Aan de kassa loopt het bijna grondig mis als een vrouw de streep, getrokken op de grond met plakband, overschrijdt waardoor een andere vrouw hevig begint te roepen. Ik kan alleen maar wegduiken in mijn jas en wil zeggen dat we de perimeter moeten vergroten met al dat rondvliegend speeksel maar houd angstvallig mijn mond om erger te vermijden.
De mannen voor mij kijken met grote ogen naar dit schouwspel. Ze staan wat wiebelig op hun benen en hun feestje is duidelijk nog niet gedaan aan de grote hoeveelheid alcohol te zien die van de band rolt. ‘Mensen draaien door, ze worden agressief van de hele situatie’ zegt de ene net iets te luid. ‘Zou ik mijn lief nog mogen kussen?’ vraagt de andere aan de kassierster met een vette knipoog erbij.
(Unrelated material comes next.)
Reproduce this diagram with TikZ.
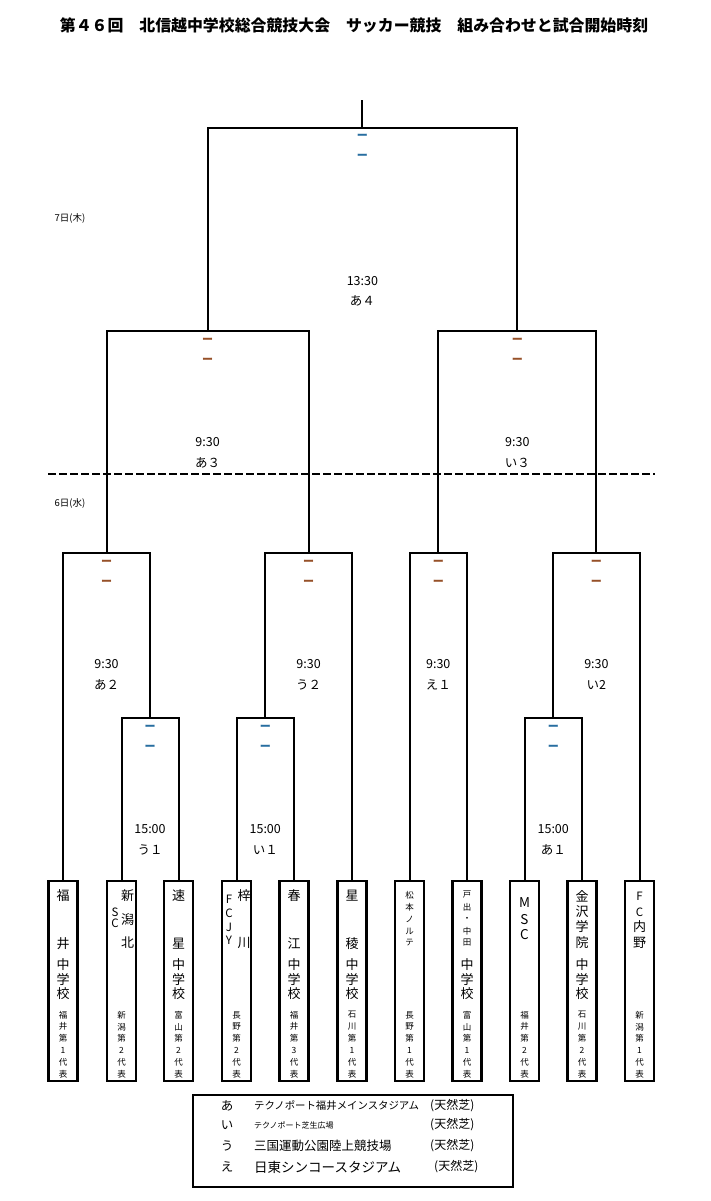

Haar mondmasker kan niet verbergen dat ze bloost.
Ja sommige mensen moeten iets doen met al die vrije tijd en zetten het op een zuipen. Mijn zus die in Amsterdam met haar twee jonge kinderen op 60m2 meter woont en van thuis uit moet werken wens ik dan weer elke avond een stevige fles wijn toe. Mijn moeder zit ‘vast’ in Zwitserland maar daar is ze beter af dan in een grote stad. Ik prijs ons allen gelukkig dat we gezond en wel zijn.
Thuis voeren we naast een ritme voor thuisonderwijs ook een ‘Corona klussen lijst’ in. Of anders ‘things to do when you get bored’ want voor Bert en mezelf loopt het werk gewoon door. Wij leven immers altijd in quarantaine hier, alleen doet iedereen buiten het vakantiepark nu ook mee.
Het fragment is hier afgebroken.